While a parochial retelling of Jesus’ journey, its preachment of love and forgiveness irresistibly resonates with the battered yearnings of Mankind regardless of specific faith.
Every time an ensemble walks to the edge of the stage and sing the fervent plea a cappella, “When wilt thou save the people?” it raises a few hairs on the back of your neck, just as it does here.
Still, this production is not as emotionally affecting as it could have been because someone chose to mount the Playhouse’s 25th season opener in its cavernous main auditorium, rather than its upstairs space. Godspell is an intimate show that needs to establish a personal bond with the audience as well as a sense of community among the patrons. That’s pretty hard to do in a 600-seat house. A clear example is that Judas’ slow disillusionment in the second act normally can be easily seen by the audience a dozen yards away. But here, the blameless Nick Duckart’s subtle evolution gets lost in the ensemble spread across a stage more appropriate for Les Miserables. The effect of this distancing cannot be overstated.
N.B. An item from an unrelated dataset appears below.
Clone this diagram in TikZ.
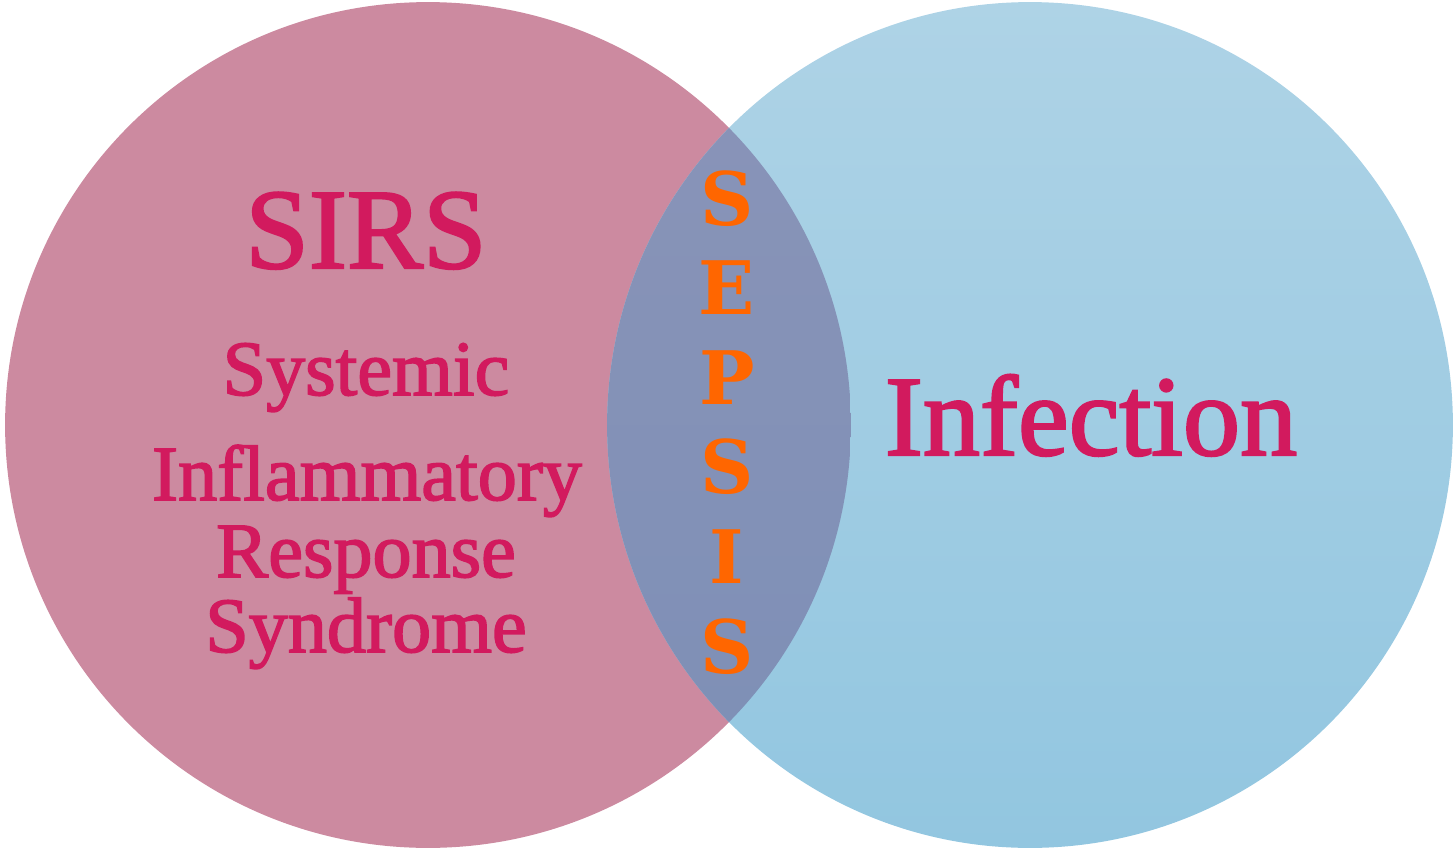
\documentclass[tikz,border=0pt]{standalone}
\usepackage{fontspec}
\setmainfont{Liberation Serif}
\newfontfamily\labelfont{Liberation Serif}[FakeBold=2]
\newfontfamily\sepsisfont{DejaVu Serif}

\definecolor{sirspink}{HTML}{CC8AA0}
\definecolor{infblueTop}{HTML}{AED3E6}
\definecolor{infblueBot}{HTML}{92C6E0}
\definecolor{sepTop}{HTML}{8A94B8}
\definecolor{sepBot}{HTML}{7D8FB6}
\definecolor{labelred}{HTML}{D21A5E}
\definecolor{sepsisorange}{HTML}{FF6600}

\tikzset{
    bigword/.style={anchor=base, text=labelred, font=\labelfont\fontsize{65pt}{70pt}\selectfont, inner sep=0pt},
    subword/.style={anchor=base, text=labelred, font=\labelfont\fontsize{44.5pt}{48pt}\selectfont, inner sep=0pt},
    sepsisletter/.style={anchor=base, text=sepsisorange, font=\sepsisfont\fontsize{42pt}{44pt}\selectfont\bfseries, inner sep=0pt}
}

\begin{document}
\begin{tikzpicture}[x=0.02cm, y=-0.02cm]

        \useasboundingbox (0, 0) rectangle (1455, 849);

        % === Circle centres ===
        \coordinate (sirsc) at (428, 425);
        \coordinate (infc)  at (1030, 425);

        % === SIRS circle ===
        \fill[sirspink] (sirsc) circle (8.46cm);

        % === Infection circle (light vertical gradient) ===
        \shade[top color=infblueTop, bottom color=infblueBot] (infc) circle (8.46cm);

        % === Overlap lens: sepsis ===
        \begin{scope}
            \clip (sirsc) circle (8.46cm);
            \shade[top color=sepTop, bottom color=sepBot] (infc) circle (8.46cm);
        \end{scope}

        % === Left labels ===
        \node[bigword] (sirs) at (366, 268) {SIRS};
        \node[subword] (systemic) at (366, 395) {Systemic};
        \node[subword] (inflam)   at (367, 500) {Inflammatory};
        \node[subword] (response) at (366, 577) {Response};
        \node[subword] (syndrome) at (366, 652) {Syndrome};

        % === Right label ===
        \node[bigword] (infection) at (1091, 455) {Infection};

        % === Vertical SEPSIS in the lens ===
        \foreach \l [count=\i from 0] in {S,E,P,S,I,S}
            \node[sepsisletter] (sep\i) at (727, {225 + 89.6*\i}) {\l};

    \end{tikzpicture}
\end{document}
That said, this production has a multitude of blessings making it well worth seeing. Few shows fall so completely in Arisco’s wheelhouse. Although he is perfectly able to direct a straight play like August: Osage County, his undisputed strength is musical comedy staging. Arisco has a limitless imagination for adorning a script with scores upon scores of grace notes and bits of comic business. It’s even arguable in this case that the meat of Jesus’ Sunday School lessons get a bit lost in the profligate torrent of Arisco’s expert tricks of the trade. But he also knows how to excavate a dramatic moment such as Jesus nearly whispering the prayers at the Seder and having Jesus kiss a reluctant Judas at the moment of betrayal. The apostles’ individual farewells at the Last Supper are especially moving.
Apparently encouraged by the licensee, Arisco and the company have updated and localized the script with nods to Facebook , Trump and the Kardashians, even allowing you-know-who to cap one skit with the line, “I am Jesus and I approved this message.”
The ten-member ensemble across the board is one of the strongest acting/singing casts that Actors Playhouse has ever pieced together. It isn’t that there isn’t a weak link; there isn’t even a mediocre one. Several are holdovers from last season’s production of Joseph and the Amazing Technicolor Dreamcoat. Their diversity, both ethnically and in body type, seems natural rather than designed.
Unavoidably first among equals is Josh Canfield who played Joseph last season and one of the lovers in the Caldwell Theatre’s Last Fall. In keeping with Arisco and Tebelak’s vision, Canfield’s Jesus is a gentle, playful teacher anxious to spread the gift of his knowledge. There’s no sense of divinity about his performance; instead Canfield radiates peace like a balm to a wounded flock. The persona is beatific, but as accessible and humble as a fresh graduate from the seminary who has chosen to work in the inner city. Canfield is gifted with a sweet tenor voice, but more importantly a sensitivity to the underlying lyrics, exemplified by his verbal caress of “Beautiful City.” He also credibly delivers the second act sorrow as he approaches his inevitable fate.
Duckart, who played Pharaoh in Joseph and the doctor in Next to Normal, reaffirms his skills combining dramatic intensity and goofball comic chops as both John the Baptist and Judas. The former Miamian is based in New York now, but fortunately he comes home frequently to work.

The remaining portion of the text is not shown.